As long as our hashes are resistant enough to collision attacks, it would be difficult for an untrusted source to produce a different tree with the same top hash. This means that we can download the tree from an untrusted source and then generate all of the appropriate hashes ourselves and check that they match. As long as doing this produces the same top hash, we know that every other hash in the tree is also correct. And if it doesn’t produce the same top hash, we can discard it and try again from a different source.

5. Proving Data Presence

Another use for Merkle Trees is to efficiently prove that a piece of data is present in the original set. For example, to prove that one particular file was present in a larger set of files or transactions within a blockchain.

We can do this using the exact opposite technique of verifying the data integrity. We provide all of the hashes at the top of opposite subtrees in the Merkle Tree, which can then be combined to demonstrate that they produce the same top hash:

top hash

To prove that we have block C, we would provide the hash for this block and hashes “4” and “12”. The other system can then combine our hash for block C with the provided hash “4” to produce hash “34”, then combine this with hash “12” to produce hash “1234”. If this matches, we have successfully proven that we have block C.

As before, the deeper the tree, the more hashes we need, but the more fine-grained this can be. With our tree here, we need to provide 2 additional hashes and can confirm a block that is 1/4 of the original data set. If we had a tree of depth 6, then we would need to provide 5 additional hashes and can confirm a block that is 1/64 of the original data set.

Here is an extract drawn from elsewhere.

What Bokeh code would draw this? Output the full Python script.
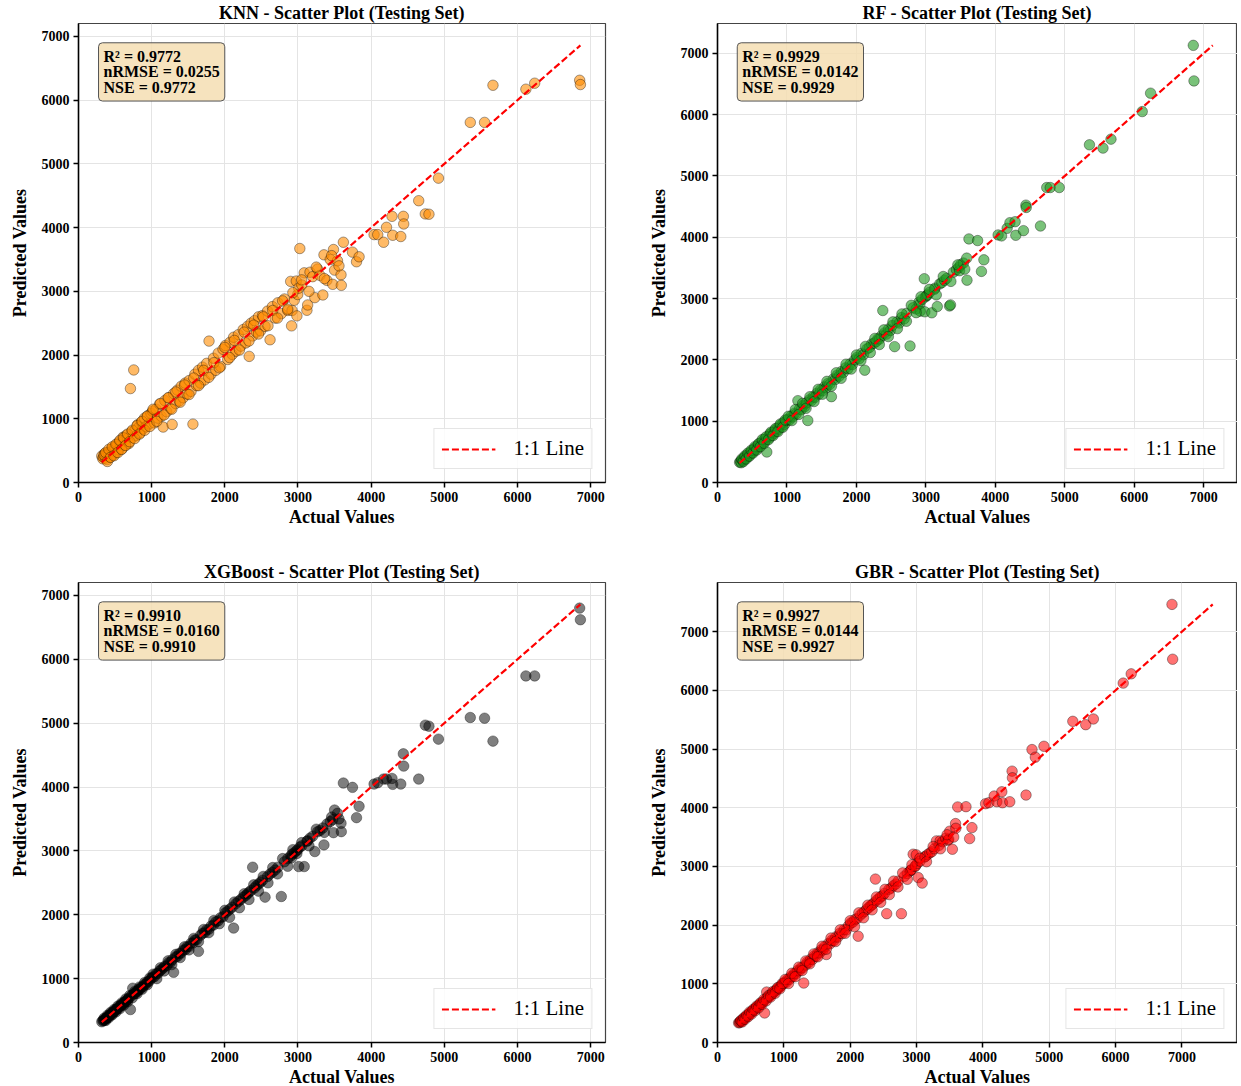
from bokeh.plotting import figure
from bokeh.layouts import gridplot
from bokeh.models import Range1d, SingleIntervalTicker, Label, Legend, LegendItem
from bokeh.embed import file_html
from bokeh.resources import INLINE

FONT = "Liberation Serif"

# ---- testing-set values (batch A) ----
actual_a = [
    318, 332, 341, 355, 368, 379, 392, 404, 418, 433, 447, 459, 472, 488, 501, 516, 530, 547, 561, 578, 592,
    607, 623, 640, 655, 671, 688, 710, 726, 741, 755, 772, 790, 806, 824, 843, 861, 880, 902, 921, 944, 968, 990,
    1012, 1036, 1060, 1083, 1108, 1131, 1157, 1180, 1206, 1233, 1258, 1280, 1300, 1327, 1352, 1378, 1404, 1431,
    1458, 1484, 1512, 1538, 1564, 1590, 1615, 1640, 1668, 1695, 1724, 1752, 1784, 1812, 1845, 1877, 1910, 1942, 1975,
    2008, 2040, 2071, 2102, 2120, 2152, 2185, 2218, 2251, 2285, 2310, 2333, 2358, 2380, 2405, 2432, 2460, 2488,
    2515, 2550, 2584, 2618, 2650, 2688, 2724, 2772, 2815, 2860, 2900, 2912, 2919, 2949, 2977, 2985, 2996,
    3010, 3025, 3052, 3085, 3122, 3132, 3164, 3200, 3230, 3268, 3300, 3340, 3355, 3395, 3440, 3475, 3485, 3500, 3540, 3588, 3592,
    3620, 3745, 3800, 3835, 4040, 4090, 4170, 4210, 4285, 4295, 4405, 4440, 4445, 4650, 4740, 4790, 4920,
    5355, 5550, 5665, 6115, 6235, 6850, 6860,
]
pred_knn_a = [
    415, 372, 398, 452, 381, 430, 360, 470, 455, 398, 520, 486, 431, 560, 548, 470, 602, 515, 640, 590, 525,
    710, 655, 588, 742, 690, 612, 1474, 798, 705, 1766, 820, 735, 905, 868, 780, 950, 842, 1010, 875, 1045, 920, 1085,
    1120, 935, 1150, 1010, 1230, 1040, 870, 1285, 1110, 1330, 1160, 911, 1395, 1240, 1450, 1280, 1510, 1330,
    1560, 1390, 1600, 1430, 916, 1700, 1520, 1760, 1560, 1810, 1610, 1870, 2219, 1700, 1950, 1760, 2030, 1820, 2090,
    2150, 1930, 2200, 2010, 2280, 2060, 2320, 2140, 2400, 2190, 2450, 1979, 2500, 2300, 2540, 2360, 2600, 2380,
    2620, 2450, 2690, 2240, 2760, 2580, 2820, 2650, 2880, 2700, 3156, 2458, 2700, 2860, 3161, 2615, 2950,
    3050, 3672, 3100, 3290, 2703, 2786, 3300, 3230, 2901, 3350, 3250, 2943, 3573, 3172, 3500, 3110, 3656, 3333, 3480, 3260, 3094,
    3770, 3615, 3464, 3542, 3890, 3890, 3770, 4005, 4177, 3880, 3860, 4177, 4057, 4422, 4215, 4210, 4776,
    5651, 5651, 6234, 6172, 6266, 6312, 6245,
]
pred_rf_a = [
    330, 345, 322, 370, 360, 395, 380, 425, 410, 445, 430, 478, 465, 500, 490, 540, 520, 565, 548, 600, 580,
    640, 610, 662, 645, 700, 675, 497, 745, 725, 790, 760, 815, 795, 850, 830, 885, 868, 930, 905, 975, 950, 1010,
    1030, 1020, 1085, 1070, 1130, 1115, 1335, 1200, 1190, 1255, 1240, 1300, 1011, 1350, 1335, 1400, 1390, 1455,
    1440, 1510, 1495, 1560, 1545, 1615, 1600, 1400, 1690, 1680, 1750, 1735, 1810, 1795, 1870, 1855, 1935, 1925, 2000,
    2040, 2020, 2105, 2085, 1832, 2180, 2200, 2260, 2270, 2300, 2345, 2340, 2390, 2805, 2440, 2420, 2500, 2480,
    2560, 2216, 2620, 2600, 2690, 2670, 2760, 2227, 2850, 2830, 2940, 2910, 2795, 2990, 3324, 2784, 3030,
    3050, 3060, 3100, 2768, 3150, 3170, 2870, 3240, 3260, 3300, 3330, 2880, 2897, 3430, 3470, 3508, 3454, 3550, 3580, 3660, 3300,
    3973, 3946, 3443, 3632, 4038, 4022, 4146, 4238, 4254, 4032, 4108, 4524, 4486, 4184, 4811, 4811, 4811,
    5508, 5454, 5600, 6050, 6350, 7130, 6550,
]
pred_xgb_a = [
    325, 340, 350, 348, 375, 372, 400, 398, 425, 428, 455, 450, 480, 482, 508, 510, 538, 540, 570, 572, 600,
    598, 630, 635, 662, 668, 695, 516, 735, 850, 762, 768, 798, 800, 832, 838, 868, 872, 910, 915, 950, 962, 998,
    1025, 1030, 1075, 1080, 1120, 1140, 1165, 1195, 1200, 1250, 1255, 1295, 1099, 1340, 1350, 1395, 1400, 1445,
    1455, 1500, 1505, 1555, 1560, 1605, 1610, 1427, 1680, 1710, 1720, 1765, 1775, 1825, 1840, 1890, 1905, 1955, 1970,
    2030, 2060, 2090, 2120, 1792, 2175, 2210, 2240, 2275, 2300, 2330, 2355, 2380, 2745, 2420, 2455, 2480, 2510,
    2540, 2276, 2600, 2640, 2665, 2700, 2745, 2286, 2830, 2880, 2920, 2890, 2950, 2970, 3000, 2960, 3020,
    2755, 3060, 3080, 2755, 3150, 3160, 3200, 3230, 2990, 3300, 3320, 3360, 3094, 3420, 3460, 3490, 3286, 3640, 3589, 3432, 3302,
    4063, 3995, 3521, 3698, 4047, 4068, 4125, 4125, 4135, 4042, 4047, 4521, 4328, 4125, 4969, 4953, 4750,
    5089, 5078, 4719, 5740, 5740, 6802, 6620,
]
pred_gbr_a = [
    335, 338, 352, 362, 372, 385, 398, 410, 425, 440, 452, 468, 478, 495, 506, 525, 535, 556, 566, 588, 596,
    618, 628, 650, 660, 682, 692, 503, 735, 860, 765, 780, 798, 815, 832, 852, 868, 890, 910, 930, 952, 975, 998,
    1030, 1025, 1080, 1075, 1125, 1120, 1175, 1170, 1225, 1220, 1275, 1270, 1013, 1320, 1370, 1365, 1420, 1415,
    1475, 1470, 1530, 1525, 1580, 1575, 1630, 1499, 1685, 1680, 1740, 1735, 1800, 1795, 1860, 1855, 1925, 1920, 1990,
    2035, 2050, 2095, 2110, 1811, 2170, 2205, 2235, 2270, 2305, 2330, 2350, 2380, 2784, 2430, 2450, 2485, 2500,
    2540, 2195, 2610, 2630, 2670, 2700, 2750, 2195, 2830, 2880, 2920, 2935, 2940, 3208, 3000, 3010, 3197,
    3050, 2810, 3090, 2716, 3160, 3170, 3200, 3230, 3250, 3300, 3435, 3360, 3435, 3420, 3480, 3446, 3463, 3600, 3293, 3730, 3650,
    4013, 4018, 3474, 3661, 4069, 4085, 4199, 4102, 4272, 4085, 4102, 4623, 4510, 4216, 4991, 4861, 5047,
    5472, 5415, 5512, 6123, 6281, 7464, 6530,
]

# ---- batch B (denser, wider part of the cloud) ----
actual_b = [
    350, 372, 395, 415, 438, 462, 485, 512, 538, 565, 590, 618, 645, 672, 700, 735, 768, 800, 835, 870, 905, 940, 975,
    1020, 1070, 1120, 1170, 1225, 1275, 1330, 1390, 1450, 1510, 1575, 1640, 1710, 1780, 1850, 1925,
    2000, 2065, 2130, 2200, 2265, 2330, 2395, 2460, 2525, 2590, 2655, 2720, 2790, 2860, 2930,
    3050, 3150, 3250, 3360, 3460, 3560,
]
pred_knn_b = [
    430, 470, 330, 520, 395, 560, 420, 600, 470, 660, 520, 700, 580, 760, 640, 820, 690, 890, 760, 960, 820, 1040, 880,
    1150, 960, 1240, 1060, 1330, 1150, 1420, 1260, 1530, 1380, 1640, 1520, 1760, 1650, 1880, 1800,
    2120, 1960, 2230, 2080, 2360, 2220, 2470, 2330, 2600, 2460, 2700, 2580, 2850, 2720, 2980,
    3180, 3000, 3380, 3200, 3560, 3400,
]
pred_rf_b = [
    385, 340, 435, 385, 480, 430, 525, 480, 585, 530, 630, 585, 700, 640, 745, 700, 820, 765, 880, 830, 955, 900, 1020,
    1080, 1010, 1190, 1110, 1290, 1210, 1400, 1320, 1520, 1440, 1650, 1570, 1790, 1700, 1930, 1850,
    2080, 1990, 2220, 2120, 2350, 2250, 2490, 2380, 2620, 2510, 2750, 2630, 2890, 2770, 3030,
    3150, 3060, 3360, 3280, 3550, 3480,
]
pred_xgb_b = [
    380, 345, 425, 390, 470, 435, 515, 480, 570, 530, 620, 585, 680, 640, 735, 700, 800, 765, 870, 835, 940, 905, 1010,
    1070, 1000, 1170, 1120, 1280, 1220, 1380, 1330, 1500, 1450, 1630, 1580, 1770, 1720, 1910, 1860,
    2070, 1960, 2200, 2110, 2330, 2240, 2470, 2370, 2600, 2500, 2740, 2640, 2880, 2760, 3020,
    3130, 3080, 3340, 3290, 3530, 3500,
]
pred_gbr_b = [
    375, 350, 420, 395, 465, 440, 520, 485, 565, 540, 620, 590, 675, 650, 735, 710, 800, 775, 870, 840, 935, 915, 1005,
    1075, 1005, 1180, 1120, 1285, 1225, 1390, 1340, 1510, 1460, 1640, 1590, 1780, 1720, 1920, 1860,
    2075, 1975, 2210, 2125, 2340, 2260, 2480, 2390, 2610, 2520, 2750, 2650, 2890, 2780, 3030,
    3140, 3080, 3340, 3300, 3540, 3500,
]

model_names = ["KNN", "RF", "XGBoost", "GBR"]
r2_values = ["0.9772", "0.9929", "0.9910", "0.9927"]
nrmse_values = ["0.0255", "0.0142", "0.0160", "0.0144"]
nse_values = ["0.9772", "0.9929", "0.9910", "0.9927"]
point_colors = ["#ff8c00", "#1f9a1f", "#000000", "#ff0000"]
point_alphas = [0.6, 0.6, 0.5, 0.55]

actual = actual_a + actual_b
predictions = [pred_knn_a + pred_knn_b, pred_rf_a + pred_rf_b,
               pred_xgb_a + pred_xgb_b, pred_gbr_a + pred_gbr_b]

for pr in predictions:
    assert len(pr) == len(actual), (len(pr), len(actual))


def make_panel(i, fw, fh, bl, br, bt, bb):
    pred = predictions[i]
    vmax = max(max(actual), max(pred))
    vmin = min(min(actual), min(pred))
    lim = vmax * 1.05
    p = figure(frame_width=fw, frame_height=fh,
               x_range=Range1d(0, lim), y_range=Range1d(0, lim),
               output_backend="svg", toolbar_location=None,
               min_border_left=bl, min_border_right=br,
               min_border_top=bt, min_border_bottom=bb,
               background_fill_color="white", border_fill_color="white")
    p.title.text = f"{model_names[i]} - Scatter Plot (Testing Set)"
    p.title.align = "center"
    p.title.text_font = FONT
    p.title.text_font_size = "18px"
    p.title.text_font_style = "bold"
    p.title.text_color = "black"
    p.title.standoff = 1

    p.outline_line_color = "#444444"
    p.outline_line_width = 1.2

    for ax, grid in ((p.xaxis[0], p.xgrid[0]), (p.yaxis[0], p.ygrid[0])):
        t = SingleIntervalTicker(interval=1000, num_minor_ticks=0)
        ax.ticker = t
        grid.ticker = t
        grid.grid_line_color = "#e4e4e4"
        grid.grid_line_width = 1
        ax.axis_line_color = "black"
        ax.axis_line_width = 1.5
        ax.major_tick_line_color = "black"
        ax.major_tick_line_width = 1.5
        ax.major_tick_in = 0
        ax.major_tick_out = 5
        ax.minor_tick_line_color = None
        ax.major_label_text_font = FONT
        ax.major_label_text_font_style = "bold"
        ax.major_label_text_font_size = "14px"
        ax.major_label_text_color = "black"
        ax.major_label_standoff = 4
        ax.axis_label_text_font = FONT
        ax.axis_label_text_font_style = "bold"
        ax.axis_label_text_font_size = "18px"
        ax.axis_label_text_color = "black"
    p.xaxis[0].axis_label = "Actual Values"
    p.yaxis[0].axis_label = "Predicted Values"
    p.xaxis[0].axis_label_standoff = 2
    p.yaxis[0].axis_label_standoff = 9

    p.scatter(actual, pred, size=10.5, marker="circle",
              fill_color=point_colors[i], fill_alpha=point_alphas[i],
              line_color="black", line_alpha=0.6, line_width=0.6)

    ln = p.line([vmin, vmax], [vmin, vmax], line_color="red",
                line_dash="7 3", line_width=2.2)

    legend = Legend(items=[LegendItem(label="1:1 Line", renderers=[ln])],
                    location="bottom_right")
    legend.label_text_font = FONT
    legend.label_text_font_size = "21px"
    legend.label_text_color = "black"
    legend.glyph_width = 54
    legend.glyph_height = 18
    legend.label_height = 18
    legend.label_standoff = 18
    legend.padding = 7
    legend.margin = 13
    legend.spacing = 0
    legend.border_line_color = "#cccccc"
    legend.border_line_width = 1
    legend.background_fill_alpha = 0.85
    p.add_layout(legend)

    stats = f"R\u00b2 = {r2_values[i]}\nnRMSE = {nrmse_values[i]}\nNSE = {nse_values[i]}"
    lab = Label(x=0.038 * lim, y=0.958 * lim, x_units="data", y_units="data",
                text=stats, anchor="top_left",
                text_font=FONT, text_font_size="16px", text_font_style="bold",
                text_color="black", text_line_height=0.92,
                background_fill_color="#f5deb3", background_fill_alpha=0.85,
                border_line_color="#555555", border_line_width=1,
                border_radius=4, padding=5)
    p.add_layout(lab)
    return p


p1 = make_panel(0, 527, 459, 78, 40, 22, 50)
p2 = make_panel(1, 520, 459, 72, 0, 22, 50)
p3 = make_panel(2, 527, 460, 78, 40, 50, 34)
p4 = make_panel(3, 520, 460, 72, 0, 50, 34)

grid = gridplot([[p1, p2], [p3, p4]], toolbar_location=None)
open("out.html", "w").write(file_html(grid, INLINE))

The benefit here is that we can prove this to another party that only has access to the top hash, as opposed to only being able to prove it to other parties that have access to the original data. This can be significantly more efficient when the original data is very large or untrusted communication mediums are involved.

6. Conclusion

In this article we’ve seen exactly what a Merkle Tree is, how to construct one and how to use it for data validation and proving the presence of data.